Erwin nails it, but let me add that the extended query protocol allows you to use more flavors of prepared statements. Besides avoiding re-parsing and re-planning, one big advantage of prepared statements is to send parameter values separately, which avoids escaping and parsing overhead, not to mention the opportunity for SQL injections and bugs if you don't use an API that handles parameters in a manner you can't forget to escape them.
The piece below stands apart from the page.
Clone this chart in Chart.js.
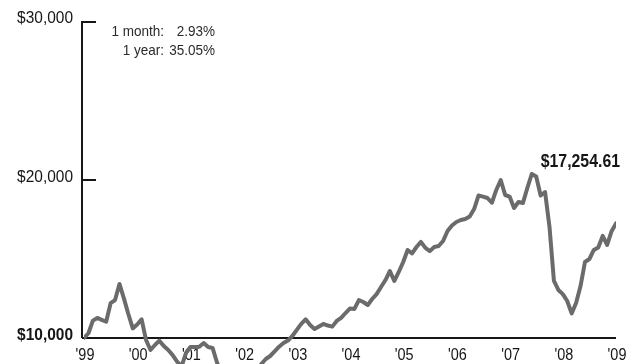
<!DOCTYPE html>
<html>
<head>
<meta charset="utf-8">
<script src="https://cdn.jsdelivr.net/npm/chart.js@4/dist/chart.umd.min.js"></script>
<style>
  html, body { margin: 0; padding: 0; background: #fff; }
  #Growth__Chart { display: block; }
</style>
</head>
<body>
<canvas id="Growth__Chart" width="638" height="364"></canvas>
<script>
/* growth of $10,000, one value per month, Jan '99 .. Jan '09 */
const values = [
  10000, 10300, 11100, 11270, 11150, 11030, 12200, 12400, 13420, 12510, 11520, 10610,
  10850, 11180, 9870, 9240, 9560, 9830, 9490, 9240, 8920, 8500, 8200, 9050,
  9430, 9430, 9450, 9680, 9430, 9370, 8450, 7800, 7500, 7100, 7400, 7700,
  7600, 7300, 7000, 7900, 8350, 8670, 8860, 9150, 9450, 9680, 9840, 10130,
  10510, 10890, 11180, 10820, 10570, 10730, 10890, 10790, 10720, 11080, 11270, 11580,
  11870, 11840, 12400, 12280, 12090, 12470, 12780, 13230, 13670, 14240, 13610, 14180,
  14810, 15570, 15360, 15760, 16080, 15700, 15500, 15760, 15820, 16140, 16770, 17120,
  17340, 17470, 17530, 17690, 18160, 19020, 18950, 18860, 18560, 19370, 20000, 19050,
  18950, 18230, 18610, 18540, 19490, 20380, 20220, 19020, 19240, 17030, 13610, 13040,
  12776, 12340, 11560, 12220, 13290, 14810, 15000, 15570, 15730, 16460, 15890, 16763,
  17254.61
];
/* x tick labels, one per January */
const yearLabels = ["'99", "'00", "'01", "'02", "'03", "'04", "'05", "'06", "'07", "'08", "'09"];
const yearMonths = [0, 12, 24, 36, 48, 60, 72, 84, 96, 108, 120];
/* y tick values and labels */
const yTicks = [10000, 20000, 30000];
const yTickLabels = ["$10,000", "$20,000", "$30,000"];
/* returns box */
const returnLabels = ["1 month:", "1 year:"];
const returnValues = ["2.93%", "35.05%"];
const endLabel = "$17,254.61";

const FONT = "'Liberation Sans', Arial, sans-serif";
const INK = "#161616";

/* draws text squeezed sideways, to get a condensed face */
function narrowText(ctx, text, x, y, font, align, squeeze) {
  ctx.save();
  ctx.font = font;
  ctx.textAlign = align;
  ctx.textBaseline = "alphabetic";
  ctx.translate(x, y);
  ctx.scale(squeeze, 1);
  ctx.fillText(text, 0, 0);
  ctx.restore();
}

/* axes, ticks and texts are drawn by hand from the scales */
const axisPlugin = {
  id: "axisPlugin",
  beforeDatasetsDraw(chart) {
    const ctx = chart.ctx;
    const x = chart.scales.x;
    const y = chart.scales.y;
    const left = x.getPixelForValue(0) - 2;
    const right = x.getPixelForValue(120);
    const yTop = y.getPixelForValue(30000);
    const yBase = y.getPixelForValue(10000);
    ctx.save();
    ctx.strokeStyle = INK;
    ctx.lineWidth = 2;
    /* vertical axis */
    ctx.beginPath();
    ctx.moveTo(left, yTop);
    ctx.lineTo(left, yBase);
    ctx.stroke();
    /* baseline at $10,000 */
    ctx.beginPath();
    ctx.moveTo(left, yBase);
    ctx.lineTo(right, yBase);
    ctx.stroke();
    /* short inner ticks */
    [20000, 30000].forEach(v => {
      const py = y.getPixelForValue(v);
      ctx.beginPath();
      ctx.moveTo(left - 1, py);
      ctx.lineTo(left + 14, py);
      ctx.stroke();
    });
    /* y labels */
    ctx.fillStyle = INK;
    yTicks.forEach((v, i) => {
      const f = (v == 10000 ? "bold 17px " : "17px ") + FONT;
      narrowText(ctx, yTickLabels[i], left - 9, y.getPixelForValue(v) + (v == 30000 ? 1 : 2), f, "right", 0.91);
    });
    /* x labels */
    yearLabels.forEach((t, i) => {
      narrowText(ctx, t, x.getPixelForValue(yearMonths[i]) + 1, yBase + 22, "17px " + FONT, "center", 0.85);
    });
    /* returns box */
    ctx.fillStyle = "#2a2a2a";
    returnLabels.forEach((t, i) => {
      const py = 36 + i * 19;
      narrowText(ctx, t, 164, py, "15px " + FONT, "right", 0.9);
      narrowText(ctx, returnValues[i], 215, py, "15px " + FONT, "right", 0.9);
    });
    /* ending value */
    ctx.fillStyle = INK;
    narrowText(ctx, endLabel, 620, 167, "bold 18px " + FONT, "right", 0.88);
    ctx.restore();
  }
};

const myChart = new Chart(document.getElementById("Growth__Chart"), {
  type: "line",
  plugins: [axisPlugin],
  data: {
    datasets: [{
      data: values.map((v, i) => ({ x: i, y: v })),
      borderColor: "#6b6b6b",
      borderWidth: 4,
      borderJoinStyle: "round",
      borderCapStyle: "round",
      pointRadius: 0,
      tension: 0,
      fill: false
    }]
  },
  options: {
    responsive: false,
    animation: false,
    layout: { padding: { left: 84, right: 22, top: 22, bottom: 0 } },
    plugins: { legend: { display: false }, tooltip: { enabled: false } },
    scales: {
      x: { type: "linear", min: 0, max: 120, display: false },
      y: { type: "linear", min: 8354, max: 30000, display: false }
    }
  }
});
</script>
</body>
</html>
http://www.postgresql.org/docs/9.1/static/protocol-flow.html
Query planning for named prepared-statement objects occurs when the
Parse message is processed. If a query will be repeatedly executed
with different parameters, it might be beneficial to send a single
Parse message containing a parameterized query, followed by multiple
Bind and Execute messages. This will avoid replanning the query on
each execution.
The unnamed prepared statement is likewise planned during Parse
processing if the Parse message defines no parameters. But if there
are parameters, query planning occurs every time Bind parameters are
supplied. This allows the planner to make use of the actual values of
the parameters provided by each Bind message, rather than use generic
estimates.
So, if your DB interface supports it, you can use unnamed prepared statements. It's a bit of a middle ground between a query and a usual prepared statement.
If you use PHP with PDO, please note that PDO's prepared statement implementation is rather useless for postgres, since it uses named prepared statements, but re-prepares every time you call prepare(), no plan caching takes place. So you get the worst of both : many roundtrips and plan without parameters. I've seen it be 1000x slower than pg_query() and pg_query_params() on specific queries where the postgres optimizer really needs to know the parameters to produce the optimal plan. pg_query uses raw queries, pg_query_params uses unnamed prepared statements. Usually one is faster than the other, that depends on the size of parameter data.